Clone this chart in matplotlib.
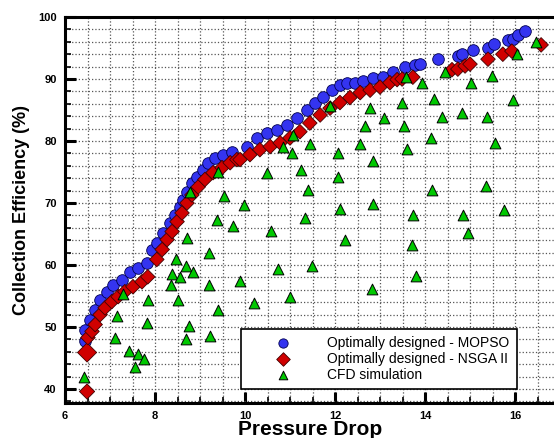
import matplotlib.pyplot as plt
from matplotlib.ticker import MultipleLocator

plt.rcParams['font.family'] = ['Liberation Sans', 'DejaVu Sans']

# Optimally designed - MOPSO (blue circles)
mopso_x = [6.48, 6.45, 6.44, 6.56, 6.67, 6.78, 6.93, 7.07, 7.27, 7.44, 7.62, 7.82,
           7.93, 8.04, 8.18, 8.33, 8.44, 8.56, 8.62, 8.71, 8.82, 8.93, 9.07, 9.18,
           9.33, 9.51, 9.71, 10.04, 10.27, 10.49, 10.71, 10.93, 11.16, 11.38, 11.56,
           11.73, 11.93, 12.11, 12.27, 12.44, 12.62, 12.84, 13.07, 13.29, 13.56,
           13.78, 13.89, 14.29, 14.73, 14.82, 15.07, 15.40, 15.53, 15.84, 15.96,
           16.07, 16.22]
mopso_y = [46.0, 47.7, 49.6, 51.2, 52.8, 54.4, 55.7, 56.8, 57.6, 58.8, 59.6, 60.4,
           62.5, 63.6, 65.2, 66.8, 68.1, 69.4, 70.5, 71.7, 73.3, 74.2, 75.4, 76.5,
           77.3, 77.8, 78.3, 79.1, 80.5, 81.3, 81.8, 82.6, 83.7, 85.0, 86.2,
           87.1, 88.2, 89.1, 89.4, 89.4, 89.7, 90.2, 90.3, 91.1, 91.9,
           92.3, 92.4, 93.2, 93.7, 94.0, 94.7, 95.0, 95.7, 96.3, 96.5,
           97.1, 97.7]

# Optimally designed - NSGA II (red diamonds)
nsga_x = [6.49, 6.49, 6.51, 6.60, 6.67, 6.78, 6.89, 7.04, 7.18, 7.33, 7.51, 7.71,
          7.84, 8.04, 8.16, 8.27, 8.38, 8.49, 8.60, 8.71, 8.82, 8.96, 9.11, 9.29,
          9.49, 9.67, 9.82, 9.89, 10.11, 10.33, 10.56, 10.78, 11.00, 11.22, 11.44,
          11.67, 11.89, 12.11, 12.33, 12.56, 12.78, 13.00, 13.22, 13.38, 13.49,
          13.73, 14.60, 14.73, 14.89, 15.00, 15.40, 15.73, 15.93, 16.58]
nsga_y = [39.6, 45.9, 48.3, 49.3, 50.4, 52.0, 53.1, 54.1, 54.9, 55.7, 56.5, 57.3,
          58.1, 60.9, 62.5, 64.1, 65.4, 67.0, 68.4, 70.0, 71.3, 72.6, 73.8, 74.9,
          75.7, 76.5, 77.0, 77.0, 77.8, 78.6, 79.1, 79.7, 80.5, 81.5, 82.9,
          84.2, 85.3, 86.2, 87.0, 87.8, 88.2, 88.7, 89.4, 89.9, 90.0,
          90.3, 91.5, 91.6, 92.1, 92.4, 93.2, 94.0, 94.5, 95.5]
nsga_size = [60] + [95] + [55] * (len(nsga_x) - 2)

# CFD simulation (green triangles)
cfd_x = [6.42, 7.11, 7.16, 7.29, 7.43, 7.62, 7.56, 7.76, 7.84, 7.83, 8.36, 8.38,
         8.46, 8.56, 8.51, 8.69, 8.71, 8.84, 8.76, 8.69, 9.20, 9.20, 9.40, 9.22,
         9.37, 9.73, 9.89, 10.20, 10.58, 10.73, 11.33, 12.10, 11.00, 11.49, 12.22,
         12.82, 13.73, 13.71, 13.80, 14.84, 14.96, 15.76, 11.89, 12.78, 13.09,
         12.67, 13.49, 13.53, 13.58, 13.93, 14.44, 14.20, 14.38, 14.13, 14.82,
         15.02, 15.49, 15.38, 15.96, 15.56, 16.04, 16.47, 11.44, 10.84, 11.07,
         11.04, 12.07, 12.56, 12.84, 13.60, 11.24, 12.07, 11.40, 14.16, 15.36,
         12.84, 10.49, 9.40, 8.78, 9.53, 9.98]
cfd_y = [42.0, 48.3, 51.8, 55.4, 46.2, 45.7, 43.6, 44.8, 54.4, 50.6, 56.8, 58.6,
         61.0, 58.0, 54.3, 59.9, 64.3, 58.8, 50.2, 48.0, 62.0, 56.7, 52.7, 48.6,
         67.3, 66.3, 57.5, 53.8, 65.5, 59.4, 67.6, 69.0, 54.9, 59.9, 64.0,
         56.2, 68.1, 63.3, 58.3, 68.1, 65.1, 68.9, 85.7, 85.3, 83.7,
         82.4, 86.1, 82.4, 90.3, 89.3, 91.1, 86.8, 83.9, 80.5, 84.5,
         89.4, 90.5, 83.9, 86.6, 79.7, 94.0, 96.0, 79.5, 79.1, 81.0,
         78.0, 78.0, 79.5, 76.8, 78.7, 75.4, 74.2, 72.1, 72.1, 72.8,
         69.9, 74.9, 75.0, 71.7, 71.2, 69.7]

fig = plt.figure(figsize=(5.54, 4.38), dpi=100)
ax = fig.add_axes([65 / 554, 35 / 438, 495 / 554, 386 / 438])

ax.scatter(mopso_x, mopso_y, s=70, marker='o', color='#3434f0',
           edgecolors='#000050', linewidths=0.6, zorder=3,
           label='Optimally designed - MOPSO')
ax.scatter(nsga_x, nsga_y, s=nsga_size, marker='D', color='#d00000',
           edgecolors='#400000', linewidths=0.6, zorder=4,
           label='Optimally designed - NSGA II')
ax.scatter(cfd_x, cfd_y, s=60, marker='^', color='#00c800',
           edgecolors='black', linewidths=0.7, zorder=5,
           label='CFD simulation')

ax.set_xlim(6, 17)
ax.set_ylim(37.75, 100)
ax.xaxis.set_major_locator(MultipleLocator(2))
ax.xaxis.set_minor_locator(MultipleLocator(0.5))
ax.yaxis.set_major_locator(MultipleLocator(10))
ax.yaxis.set_minor_locator(MultipleLocator(2))

ax.grid(True, which='both', linestyle=':', linewidth=0.9, color='#555555')
ax.set_axisbelow(True)
ax.tick_params(which='major', direction='in', length=8, width=2.2,
               labelsize=8, top=False, right=False, pad=6)
ax.tick_params(which='minor', direction='in', length=4, width=1.2,
               top=False, right=False)
for lab in ax.get_xticklabels() + ax.get_yticklabels():
    lab.set_fontweight('bold')

for side in ['left', 'bottom', 'top']:
    ax.spines[side].set_linewidth(2.2)
ax.spines['right'].set_visible(False)

ax.set_xlabel('Pressure Drop', fontsize=15, fontweight='bold')
ax.set_ylabel('Collection Efficiency (%)', fontsize=13, fontweight='bold',
              labelpad=6)
ax.xaxis.set_label_coords((310 - 65) / 495, -0.045)

leg = ax.legend(loc='lower left', bbox_to_anchor=(241 / 554, 49 / 438),
                bbox_transform=fig.transFigure, fontsize=10, frameon=True,
                fancybox=False, handlelength=5, handletextpad=0.72,
                labelspacing=0.15, borderpad=0.5, borderaxespad=0,
                markerscale=0.8)
leg.get_frame().set_edgecolor('black')
leg.get_frame().set_linewidth(1.2)
leg.get_frame().set_alpha(1)

fig.savefig('out.png', dpi=100)
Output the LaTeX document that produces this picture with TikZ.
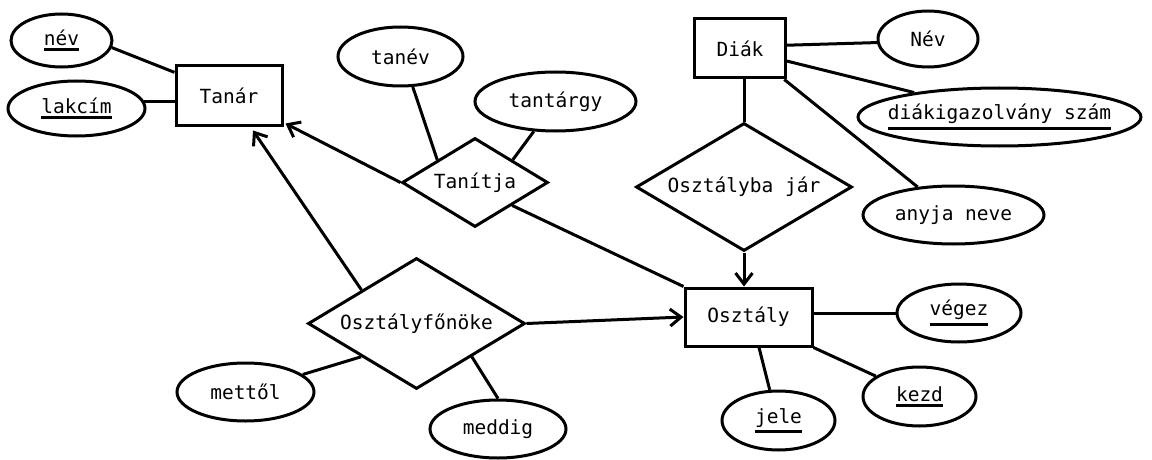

┄┄┄┄┄┄┄┄┄┄

- Set exercise:
Copy every entry word for word, but omit the pictures.

- Response for this exercise:
Clone this chart in matplotlib.
import matplotlib.pyplot as plt
from matplotlib.ticker import MultipleLocator

plt.rcParams['font.family'] = ['Liberation Sans', 'DejaVu Sans']

# Optimally designed - MOPSO (blue circles)
mopso_x = [6.48, 6.45, 6.44, 6.56, 6.67, 6.78, 6.93, 7.07, 7.27, 7.44, 7.62, 7.82,
           7.93, 8.04, 8.18, 8.33, 8.44, 8.56, 8.62, 8.71, 8.82, 8.93, 9.07, 9.18,
           9.33, 9.51, 9.71, 10.04, 10.27, 10.49, 10.71, 10.93, 11.16, 11.38, 11.56,
           11.73, 11.93, 12.11, 12.27, 12.44, 12.62, 12.84, 13.07, 13.29, 13.56,
           13.78, 13.89, 14.29, 14.73, 14.82, 15.07, 15.40, 15.53, 15.84, 15.96,
           16.07, 16.22]
mopso_y = [46.0, 47.7, 49.6, 51.2, 52.8, 54.4, 55.7, 56.8, 57.6, 58.8, 59.6, 60.4,
           62.5, 63.6, 65.2, 66.8, 68.1, 69.4, 70.5, 71.7, 73.3, 74.2, 75.4, 76.5,
           77.3, 77.8, 78.3, 79.1, 80.5, 81.3, 81.8, 82.6, 83.7, 85.0, 86.2,
           87.1, 88.2, 89.1, 89.4, 89.4, 89.7, 90.2, 90.3, 91.1, 91.9,
           92.3, 92.4, 93.2, 93.7, 94.0, 94.7, 95.0, 95.7, 96.3, 96.5,
           97.1, 97.7]

# Optimally designed - NSGA II (red diamonds)
nsga_x = [6.49, 6.49, 6.51, 6.60, 6.67, 6.78, 6.89, 7.04, 7.18, 7.33, 7.51, 7.71,
          7.84, 8.04, 8.16, 8.27, 8.38, 8.49, 8.60, 8.71, 8.82, 8.96, 9.11, 9.29,
          9.49, 9.67, 9.82, 9.89, 10.11, 10.33, 10.56, 10.78, 11.00, 11.22, 11.44,
          11.67, 11.89, 12.11, 12.33, 12.56, 12.78, 13.00, 13.22, 13.38, 13.49,
          13.73, 14.60, 14.73, 14.89, 15.00, 15.40, 15.73, 15.93, 16.58]
nsga_y = [39.6, 45.9, 48.3, 49.3, 50.4, 52.0, 53.1, 54.1, 54.9, 55.7, 56.5, 57.3,
          58.1, 60.9, 62.5, 64.1, 65.4, 67.0, 68.4, 70.0, 71.3, 72.6, 73.8, 74.9,
          75.7, 76.5, 77.0, 77.0, 77.8, 78.6, 79.1, 79.7, 80.5, 81.5, 82.9,
          84.2, 85.3, 86.2, 87.0, 87.8, 88.2, 88.7, 89.4, 89.9, 90.0,
          90.3, 91.5, 91.6, 92.1, 92.4, 93.2, 94.0, 94.5, 95.5]
nsga_size = [60] + [95] + [55] * (len(nsga_x) - 2)

# CFD simulation (green triangles)
cfd_x = [6.42, 7.11, 7.16, 7.29, 7.43, 7.62, 7.56, 7.76, 7.84, 7.83, 8.36, 8.38,
         8.46, 8.56, 8.51, 8.69, 8.71, 8.84, 8.76, 8.69, 9.20, 9.20, 9.40, 9.22,
         9.37, 9.73, 9.89, 10.20, 10.58, 10.73, 11.33, 12.10, 11.00, 11.49, 12.22,
         12.82, 13.73, 13.71, 13.80, 14.84, 14.96, 15.76, 11.89, 12.78, 13.09,
         12.67, 13.49, 13.53, 13.58, 13.93, 14.44, 14.20, 14.38, 14.13, 14.82,
         15.02, 15.49, 15.38, 15.96, 15.56, 16.04, 16.47, 11.44, 10.84, 11.07,
         11.04, 12.07, 12.56, 12.84, 13.60, 11.24, 12.07, 11.40, 14.16, 15.36,
         12.84, 10.49, 9.40, 8.78, 9.53, 9.98]
cfd_y = [42.0, 48.3, 51.8, 55.4, 46.2, 45.7, 43.6, 44.8, 54.4, 50.6, 56.8, 58.6,
         61.0, 58.0, 54.3, 59.9, 64.3, 58.8, 50.2, 48.0, 62.0, 56.7, 52.7, 48.6,
         67.3, 66.3, 57.5, 53.8, 65.5, 59.4, 67.6, 69.0, 54.9, 59.9, 64.0,
         56.2, 68.1, 63.3, 58.3, 68.1, 65.1, 68.9, 85.7, 85.3, 83.7,
         82.4, 86.1, 82.4, 90.3, 89.3, 91.1, 86.8, 83.9, 80.5, 84.5,
         89.4, 90.5, 83.9, 86.6, 79.7, 94.0, 96.0, 79.5, 79.1, 81.0,
         78.0, 78.0, 79.5, 76.8, 78.7, 75.4, 74.2, 72.1, 72.1, 72.8,
         69.9, 74.9, 75.0, 71.7, 71.2, 69.7]

fig = plt.figure(figsize=(5.54, 4.38), dpi=100)
ax = fig.add_axes([65 / 554, 35 / 438, 495 / 554, 386 / 438])

ax.scatter(mopso_x, mopso_y, s=70, marker='o', color='#3434f0',
           edgecolors='#000050', linewidths=0.6, zorder=3,
           label='Optimally designed - MOPSO')
ax.scatter(nsga_x, nsga_y, s=nsga_size, marker='D', color='#d00000',
           edgecolors='#400000', linewidths=0.6, zorder=4,
           label='Optimally designed - NSGA II')
ax.scatter(cfd_x, cfd_y, s=60, marker='^', color='#00c800',
           edgecolors='black', linewidths=0.7, zorder=5,
           label='CFD simulation')

ax.set_xlim(6, 17)
ax.set_ylim(37.75, 100)
ax.xaxis.set_major_locator(MultipleLocator(2))
ax.xaxis.set_minor_locator(MultipleLocator(0.5))
ax.yaxis.set_major_locator(MultipleLocator(10))
ax.yaxis.set_minor_locator(MultipleLocator(2))

ax.grid(True, which='both', linestyle=':', linewidth=0.9, color='#555555')
ax.set_axisbelow(True)
ax.tick_params(which='major', direction='in', length=8, width=2.2,
               labelsize=8, top=False, right=False, pad=6)
ax.tick_params(which='minor', direction='in', length=4, width=1.2,
               top=False, right=False)
for lab in ax.get_xticklabels() + ax.get_yticklabels():
    lab.set_fontweight('bold')

for side in ['left', 'bottom', 'top']:
    ax.spines[side].set_linewidth(2.2)
ax.spines['right'].set_visible(False)

ax.set_xlabel('Pressure Drop', fontsize=15, fontweight='bold')
ax.set_ylabel('Collection Efficiency (%)', fontsize=13, fontweight='bold',
              labelpad=6)
ax.xaxis.set_label_coords((310 - 65) / 495, -0.045)

leg = ax.legend(loc='lower left', bbox_to_anchor=(241 / 554, 49 / 438),
                bbox_transform=fig.transFigure, fontsize=10, frameon=True,
                fancybox=False, handlelength=5, handletextpad=0.72,
                labelspacing=0.15, borderpad=0.5, borderaxespad=0,
                markerscale=0.8)
leg.get_frame().set_edgecolor('black')
leg.get_frame().set_linewidth(1.2)
leg.get_frame().set_alpha(1)

fig.savefig('out.png', dpi=100)
Output the LaTeX document that produces this picture with TikZ.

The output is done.